## Data for this exercise
>> begin
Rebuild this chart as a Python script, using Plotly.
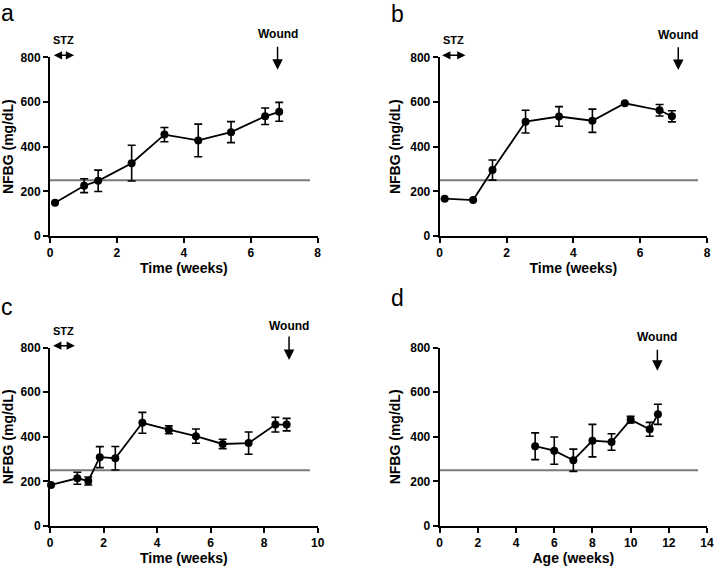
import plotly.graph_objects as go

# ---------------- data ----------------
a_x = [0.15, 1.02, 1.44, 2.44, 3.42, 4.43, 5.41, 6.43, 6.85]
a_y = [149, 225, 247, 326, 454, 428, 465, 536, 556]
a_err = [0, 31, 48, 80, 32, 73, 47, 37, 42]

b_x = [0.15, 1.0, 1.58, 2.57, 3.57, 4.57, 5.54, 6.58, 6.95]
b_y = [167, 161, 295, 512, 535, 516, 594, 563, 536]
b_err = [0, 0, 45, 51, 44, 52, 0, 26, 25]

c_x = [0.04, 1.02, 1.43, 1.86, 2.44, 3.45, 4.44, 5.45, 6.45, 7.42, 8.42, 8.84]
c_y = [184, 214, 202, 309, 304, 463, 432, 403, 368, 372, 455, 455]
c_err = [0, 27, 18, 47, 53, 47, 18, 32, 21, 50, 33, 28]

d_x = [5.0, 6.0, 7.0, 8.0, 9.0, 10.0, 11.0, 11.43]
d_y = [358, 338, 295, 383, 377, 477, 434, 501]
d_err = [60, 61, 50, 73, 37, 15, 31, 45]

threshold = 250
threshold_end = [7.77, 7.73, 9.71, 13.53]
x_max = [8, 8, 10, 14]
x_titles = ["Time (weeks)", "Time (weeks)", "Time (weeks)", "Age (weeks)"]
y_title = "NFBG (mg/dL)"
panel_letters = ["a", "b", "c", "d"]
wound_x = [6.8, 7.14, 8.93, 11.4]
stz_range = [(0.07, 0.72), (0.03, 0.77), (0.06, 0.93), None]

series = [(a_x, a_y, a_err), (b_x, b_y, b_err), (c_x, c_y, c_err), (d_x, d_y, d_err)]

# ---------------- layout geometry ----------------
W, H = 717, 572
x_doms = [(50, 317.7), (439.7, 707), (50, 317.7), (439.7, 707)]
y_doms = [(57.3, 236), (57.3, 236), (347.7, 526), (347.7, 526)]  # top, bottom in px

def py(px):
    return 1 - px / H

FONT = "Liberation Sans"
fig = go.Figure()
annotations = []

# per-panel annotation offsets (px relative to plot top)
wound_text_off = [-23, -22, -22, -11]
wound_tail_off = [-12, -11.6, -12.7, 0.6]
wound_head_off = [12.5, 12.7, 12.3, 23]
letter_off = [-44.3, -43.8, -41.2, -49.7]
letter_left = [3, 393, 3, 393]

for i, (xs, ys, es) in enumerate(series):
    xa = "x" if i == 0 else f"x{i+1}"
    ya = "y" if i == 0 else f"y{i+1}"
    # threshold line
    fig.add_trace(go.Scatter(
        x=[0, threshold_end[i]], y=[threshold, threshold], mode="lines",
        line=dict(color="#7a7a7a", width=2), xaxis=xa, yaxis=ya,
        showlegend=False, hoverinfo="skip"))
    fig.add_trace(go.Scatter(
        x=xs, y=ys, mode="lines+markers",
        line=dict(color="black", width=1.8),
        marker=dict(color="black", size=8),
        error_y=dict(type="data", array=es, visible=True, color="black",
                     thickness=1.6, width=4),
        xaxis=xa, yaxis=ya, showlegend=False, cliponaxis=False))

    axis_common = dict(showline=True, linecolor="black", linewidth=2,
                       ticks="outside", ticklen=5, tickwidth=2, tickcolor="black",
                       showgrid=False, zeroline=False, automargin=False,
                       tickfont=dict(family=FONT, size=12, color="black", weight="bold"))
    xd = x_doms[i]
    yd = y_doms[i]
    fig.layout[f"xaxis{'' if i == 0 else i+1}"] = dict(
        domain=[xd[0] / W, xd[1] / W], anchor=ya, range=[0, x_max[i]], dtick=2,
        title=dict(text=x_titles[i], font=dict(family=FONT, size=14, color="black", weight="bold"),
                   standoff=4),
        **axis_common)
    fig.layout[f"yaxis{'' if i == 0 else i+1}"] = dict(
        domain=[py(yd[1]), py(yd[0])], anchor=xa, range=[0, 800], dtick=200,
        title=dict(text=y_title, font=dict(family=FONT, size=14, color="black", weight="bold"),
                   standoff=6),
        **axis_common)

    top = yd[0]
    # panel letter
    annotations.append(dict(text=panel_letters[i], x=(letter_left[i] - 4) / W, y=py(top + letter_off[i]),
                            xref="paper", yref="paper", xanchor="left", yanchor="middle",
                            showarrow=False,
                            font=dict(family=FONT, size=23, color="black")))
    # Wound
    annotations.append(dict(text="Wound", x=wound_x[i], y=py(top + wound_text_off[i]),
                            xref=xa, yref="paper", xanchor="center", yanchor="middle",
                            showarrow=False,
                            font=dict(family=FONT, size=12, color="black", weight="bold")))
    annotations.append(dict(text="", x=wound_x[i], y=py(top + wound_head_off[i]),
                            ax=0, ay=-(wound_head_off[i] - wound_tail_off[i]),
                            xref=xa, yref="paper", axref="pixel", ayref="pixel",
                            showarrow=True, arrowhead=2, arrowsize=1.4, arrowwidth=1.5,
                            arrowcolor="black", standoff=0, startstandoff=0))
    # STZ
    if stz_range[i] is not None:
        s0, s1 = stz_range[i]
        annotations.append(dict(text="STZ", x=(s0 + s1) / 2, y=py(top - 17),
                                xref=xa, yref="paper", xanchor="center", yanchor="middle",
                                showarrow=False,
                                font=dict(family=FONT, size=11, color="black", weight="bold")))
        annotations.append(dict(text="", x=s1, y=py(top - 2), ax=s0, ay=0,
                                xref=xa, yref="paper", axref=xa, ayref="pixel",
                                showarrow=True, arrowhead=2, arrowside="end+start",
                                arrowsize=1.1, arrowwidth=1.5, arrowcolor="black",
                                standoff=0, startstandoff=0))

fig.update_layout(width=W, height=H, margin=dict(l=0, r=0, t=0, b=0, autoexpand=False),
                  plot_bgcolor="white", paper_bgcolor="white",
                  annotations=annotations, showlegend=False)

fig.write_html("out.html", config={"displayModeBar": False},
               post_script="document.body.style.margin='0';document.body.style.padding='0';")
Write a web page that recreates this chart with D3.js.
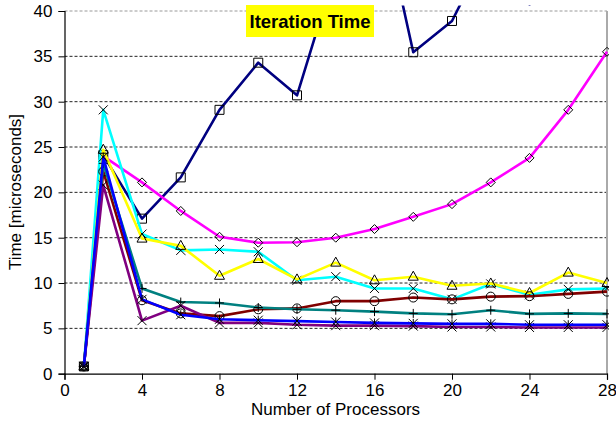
>> end
## Stated problem
Repeat the material above in full and exactly, apart from the pictures.

## Reply
Rebuild this chart as a Python script, using Plotly.
import plotly.graph_objects as go

# ---------------- data ----------------
a_x = [0.15, 1.02, 1.44, 2.44, 3.42, 4.43, 5.41, 6.43, 6.85]
a_y = [149, 225, 247, 326, 454, 428, 465, 536, 556]
a_err = [0, 31, 48, 80, 32, 73, 47, 37, 42]

b_x = [0.15, 1.0, 1.58, 2.57, 3.57, 4.57, 5.54, 6.58, 6.95]
b_y = [167, 161, 295, 512, 535, 516, 594, 563, 536]
b_err = [0, 0, 45, 51, 44, 52, 0, 26, 25]

c_x = [0.04, 1.02, 1.43, 1.86, 2.44, 3.45, 4.44, 5.45, 6.45, 7.42, 8.42, 8.84]
c_y = [184, 214, 202, 309, 304, 463, 432, 403, 368, 372, 455, 455]
c_err = [0, 27, 18, 47, 53, 47, 18, 32, 21, 50, 33, 28]

d_x = [5.0, 6.0, 7.0, 8.0, 9.0, 10.0, 11.0, 11.43]
d_y = [358, 338, 295, 383, 377, 477, 434, 501]
d_err = [60, 61, 50, 73, 37, 15, 31, 45]

threshold = 250
threshold_end = [7.77, 7.73, 9.71, 13.53]
x_max = [8, 8, 10, 14]
x_titles = ["Time (weeks)", "Time (weeks)", "Time (weeks)", "Age (weeks)"]
y_title = "NFBG (mg/dL)"
panel_letters = ["a", "b", "c", "d"]
wound_x = [6.8, 7.14, 8.93, 11.4]
stz_range = [(0.07, 0.72), (0.03, 0.77), (0.06, 0.93), None]

series = [(a_x, a_y, a_err), (b_x, b_y, b_err), (c_x, c_y, c_err), (d_x, d_y, d_err)]

# ---------------- layout geometry ----------------
W, H = 717, 572
x_doms = [(50, 317.7), (439.7, 707), (50, 317.7), (439.7, 707)]
y_doms = [(57.3, 236), (57.3, 236), (347.7, 526), (347.7, 526)]  # top, bottom in px

def py(px):
    return 1 - px / H

FONT = "Liberation Sans"
fig = go.Figure()
annotations = []

# per-panel annotation offsets (px relative to plot top)
wound_text_off = [-23, -22, -22, -11]
wound_tail_off = [-12, -11.6, -12.7, 0.6]
wound_head_off = [12.5, 12.7, 12.3, 23]
letter_off = [-44.3, -43.8, -41.2, -49.7]
letter_left = [3, 393, 3, 393]

for i, (xs, ys, es) in enumerate(series):
    xa = "x" if i == 0 else f"x{i+1}"
    ya = "y" if i == 0 else f"y{i+1}"
    # threshold line
    fig.add_trace(go.Scatter(
        x=[0, threshold_end[i]], y=[threshold, threshold], mode="lines",
        line=dict(color="#7a7a7a", width=2), xaxis=xa, yaxis=ya,
        showlegend=False, hoverinfo="skip"))
    fig.add_trace(go.Scatter(
        x=xs, y=ys, mode="lines+markers",
        line=dict(color="black", width=1.8),
        marker=dict(color="black", size=8),
        error_y=dict(type="data", array=es, visible=True, color="black",
                     thickness=1.6, width=4),
        xaxis=xa, yaxis=ya, showlegend=False, cliponaxis=False))

    axis_common = dict(showline=True, linecolor="black", linewidth=2,
                       ticks="outside", ticklen=5, tickwidth=2, tickcolor="black",
                       showgrid=False, zeroline=False, automargin=False,
                       tickfont=dict(family=FONT, size=12, color="black", weight="bold"))
    xd = x_doms[i]
    yd = y_doms[i]
    fig.layout[f"xaxis{'' if i == 0 else i+1}"] = dict(
        domain=[xd[0] / W, xd[1] / W], anchor=ya, range=[0, x_max[i]], dtick=2,
        title=dict(text=x_titles[i], font=dict(family=FONT, size=14, color="black", weight="bold"),
                   standoff=4),
        **axis_common)
    fig.layout[f"yaxis{'' if i == 0 else i+1}"] = dict(
        domain=[py(yd[1]), py(yd[0])], anchor=xa, range=[0, 800], dtick=200,
        title=dict(text=y_title, font=dict(family=FONT, size=14, color="black", weight="bold"),
                   standoff=6),
        **axis_common)

    top = yd[0]
    # panel letter
    annotations.append(dict(text=panel_letters[i], x=(letter_left[i] - 4) / W, y=py(top + letter_off[i]),
                            xref="paper", yref="paper", xanchor="left", yanchor="middle",
                            showarrow=False,
                            font=dict(family=FONT, size=23, color="black")))
    # Wound
    annotations.append(dict(text="Wound", x=wound_x[i], y=py(top + wound_text_off[i]),
                            xref=xa, yref="paper", xanchor="center", yanchor="middle",
                            showarrow=False,
                            font=dict(family=FONT, size=12, color="black", weight="bold")))
    annotations.append(dict(text="", x=wound_x[i], y=py(top + wound_head_off[i]),
                            ax=0, ay=-(wound_head_off[i] - wound_tail_off[i]),
                            xref=xa, yref="paper", axref="pixel", ayref="pixel",
                            showarrow=True, arrowhead=2, arrowsize=1.4, arrowwidth=1.5,
                            arrowcolor="black", standoff=0, startstandoff=0))
    # STZ
    if stz_range[i] is not None:
        s0, s1 = stz_range[i]
        annotations.append(dict(text="STZ", x=(s0 + s1) / 2, y=py(top - 17),
                                xref=xa, yref="paper", xanchor="center", yanchor="middle",
                                showarrow=False,
                                font=dict(family=FONT, size=11, color="black", weight="bold")))
        annotations.append(dict(text="", x=s1, y=py(top - 2), ax=s0, ay=0,
                                xref=xa, yref="paper", axref=xa, ayref="pixel",
                                showarrow=True, arrowhead=2, arrowside="end+start",
                                arrowsize=1.1, arrowwidth=1.5, arrowcolor="black",
                                standoff=0, startstandoff=0))

fig.update_layout(width=W, height=H, margin=dict(l=0, r=0, t=0, b=0, autoexpand=False),
                  plot_bgcolor="white", paper_bgcolor="white",
                  annotations=annotations, showlegend=False)

fig.write_html("out.html", config={"displayModeBar": False},
               post_script="document.body.style.margin='0';document.body.style.padding='0';")
Write a web page that recreates this chart with D3.js.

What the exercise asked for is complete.